I am rarely at a loss for words. But now, as I approach this column after a week of tragedy – both at Miami University and nationwide – I can hardly form a rational thought. Somehow a 500-word column needs to be written on a topic that I cannot find one suitable word for.
I don’t need to recall the events of Saturday night at Miami, or Monday afternoon at Virginia Polytechnic Institute. Nothing that I say can express the individual grief, confusion and frustration that we feel. Like you, I’ve been watching the news and discussing it in class. Sometimes the facts are accurate. Sometimes they’re just pieces of rumor that patch together some semblance of truth. I guess when you’re desperate for answers, almost anything helps.

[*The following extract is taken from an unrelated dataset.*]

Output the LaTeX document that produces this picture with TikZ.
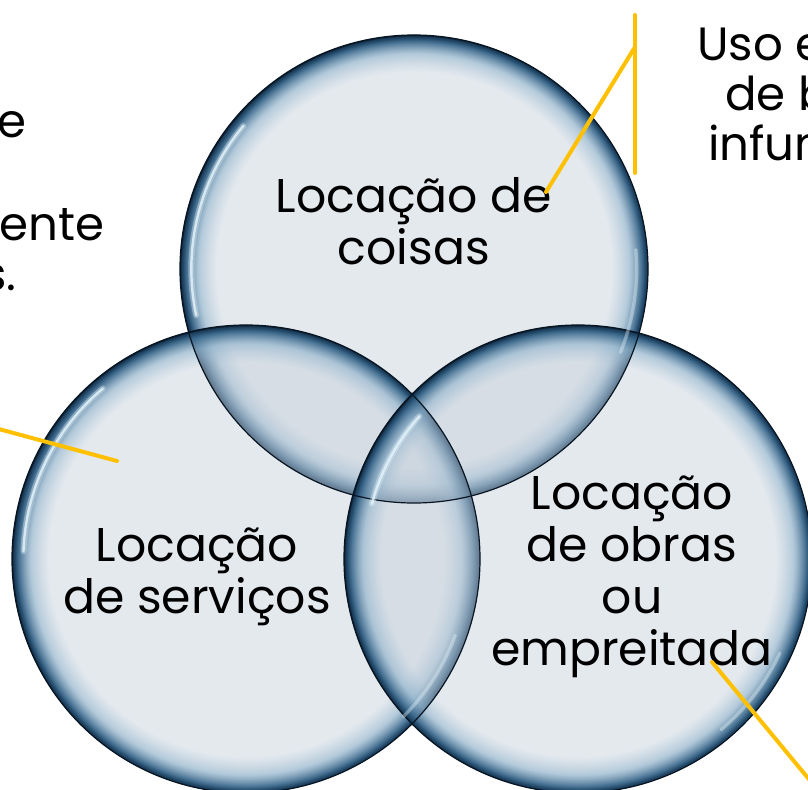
\documentclass[tikz,border=0pt]{standalone}
\usepackage{fontspec}
\setmainfont{Poppins}
\usetikzlibrary{fadings}
\definecolor{bubin}{RGB}{197,208,219}
\definecolor{bubmid}{RGB}{150,182,205}
\definecolor{bubrim}{RGB}{56,102,138}
\definecolor{bubdark}{RGB}{26,60,90}
\definecolor{bubedge}{RGB}{8,22,36}
\definecolor{gold}{RGB}{255,192,0}
\definecolor{glint}{RGB}{225,242,250}
\pgfdeclareradialshading{bubble}{\pgfpointorigin}{color(0bp)=(bubin); color(21bp)=(bubin); color(23bp)=(bubmid); color(24.3bp)=(bubrim); color(24.85bp)=(bubdark); color(25bp)=(bubedge); color(50bp)=(bubedge)}
\pgfdeclareradialshading{bubfadeshade}{\pgfpointorigin}{color(0bp)=(pgftransparent!55); color(21bp)=(pgftransparent!55); color(23.5bp)=(pgftransparent!20); color(24.6bp)=(pgftransparent!0); color(50bp)=(pgftransparent!0)}
\pgfdeclarefading{bubfade}{\pgfuseshading{bubfadeshade}}
\tikzset{
  bubblestyle/.style={shading=bubble, path fading=bubfade},
  bubline/.style={draw=bubedge, line width=0.9pt},
  hiliteglow/.style={draw=glint, line width=4.5pt, opacity=0.35, line cap=round},
  hilite/.style={draw=glint, line width=1.8pt, opacity=0.85, line cap=round},
  hilitesoft/.style={draw=glint, line width=2.5pt, opacity=0.4, line cap=round},
  maintext/.style={align=center, font=\fontsize{35.5}{39}\selectfont, text=black},
  sidetext/.style={font=\fontsize{35}{39}\selectfont, text=black, inner sep=0pt},
  goldline/.style={draw=gold, line width=3pt, line cap=round}
}
\begin{document}
\begin{tikzpicture}[x=0.75pt,y=-0.75pt]
\useasboundingbox (0,0) rectangle (808,790);
\clip (0,0) rectangle (808,790);
\fill[white] (0,0) rectangle (808,790);
\coordinate (cT) at (414,269);
\coordinate (cL) at (246,559);
\coordinate (cR) at (578,559);
% bubbles
\shade[bubblestyle] (cT) circle (175.5pt);
\shade[bubblestyle] (cL) circle (175.5pt);
\shade[bubblestyle] (cR) circle (175.5pt);
\draw[bubline] (cT) circle (175.5pt);
\draw[bubline] (cL) circle (175.5pt);
\draw[bubline] (cR) circle (175.5pt);
% highlights
\draw[hiliteglow] ([shift={(cT)}]140:167pt) arc[start angle=140, end angle=192, radius=167pt];
\draw[hilite] ([shift={(cT)}]140:167pt) arc[start angle=140, end angle=192, radius=167pt];
\draw[hilitesoft] ([shift={(cT)}]5:167pt) arc[start angle=5, end angle=-22, radius=167pt];
\draw[hiliteglow] ([shift={(cL)}]130:167pt) arc[start angle=130, end angle=178, radius=167pt];
\draw[hilite] ([shift={(cL)}]130:167pt) arc[start angle=130, end angle=178, radius=167pt];
\draw[hilitesoft] ([shift={(cL)}]-20:167pt) arc[start angle=-20, end angle=-45, radius=167pt];
\draw[hiliteglow] ([shift={(cR)}]138:160pt) arc[start angle=138, end angle=165, radius=160pt];
\draw[hilite] ([shift={(cR)}]138:160pt) arc[start angle=138, end angle=165, radius=160pt];
\draw[hilitesoft] ([shift={(cR)}]-25:167pt) arc[start angle=-25, end angle=-50, radius=167pt];
% texts
\node[maintext] (tT) at (414,221) {Locação de\\coisas};
\node[maintext] (tL) at (197,577) {Locação\\de serviços};
\node[maintext] (tR) at (632,577) {Locação\\de obras\\ou\\empreitada};
% side texts (cut by the frame)
\node[sidetext, anchor=base west] (s1) at (697,60) {Uso e};
\node[sidetext, anchor=base west] (s2) at (725,110) {de b};
\node[sidetext, anchor=base west] (s3) at (708,160) {infun};
\node[sidetext, anchor=base east] (l1) at (27,137) {e};
\node[sidetext, anchor=base west] (l2) at (-1,240) {ente};
\node[sidetext, anchor=base east] (l3) at (17,290) {s.};
% connectors
\coordinate (kTtop) at (635,15);
\coordinate (kTbot) at (635,173);
\coordinate (kTj) at (635,47);
\coordinate (kTend) at (546,192);
\coordinate (kLs) at (-5,428);
\coordinate (kLe) at (117,461);
\coordinate (kRs) at (712,662);
\coordinate (kRe) at (822,795);
\draw[goldline] (kTtop) -- (kTbot);
\draw[goldline] (kTj) -- (kTend);
\draw[goldline] (kLs) -- (kLe);
\draw[goldline] (kRs) -- (kRe);
\end{tikzpicture}
\end{document}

But as I’m flipping through the channels of repeated footage, I’m shocked to hear how quickly the actual disaster has been swept aside. The news is flooded with debate about Virginia gun sales and the failure of campus crisis communication. Somehow CNN and ABC find it appropriate to spark these debates right now. Gun control. University communication policy. The horror of this tragedy cannot be simplified into a policy debate. Not yet, anyways. This is about people. People were murdered, first and foremost. The aftermath should be filled with reverence and condolences for the victims. The focus should be for the families left behind, the campus that will be shaken forever and the lives that were taken.
We have to let ourselves grieve. We have to take time to hurt, to sympathize, to feel, to pray. This isn’t a time to blame. Yes, there will be a time to discuss methods of prevention. That time is not now.
It is simply disrespectful to ignite any heated policy debate that supersedes the mourning for the lost lives. Of course, it’s natural to seek blame and explanation when such an event happens. So, yes, we can point fingers. We can assume things about the school, the policies, the killer, the situation at-large. It’s a natural reaction to assign blame at a time like this. But assigning blame won’t bring those students and faculty back.
Like I said, I’m at a loss for eloquent words that can articulate the disaster. Words alone will not solve the confusion, they won’t mend the grief. I’m at a loss for words, but I’m not at a loss for feeling. And perhaps that’s all we can do for now. We can feel. We have to let ourselves grieve. This isn’t a time to blame the state of Virginia for gun control policies. This isn’t a time to question the administrative communication of the university. We will have months, maybe years, ahead for that. This tragedy isn’t about policy. It’s about lives. And for now, the respect for those who died and the sympathy for the families left behind should be the forefront of our concern.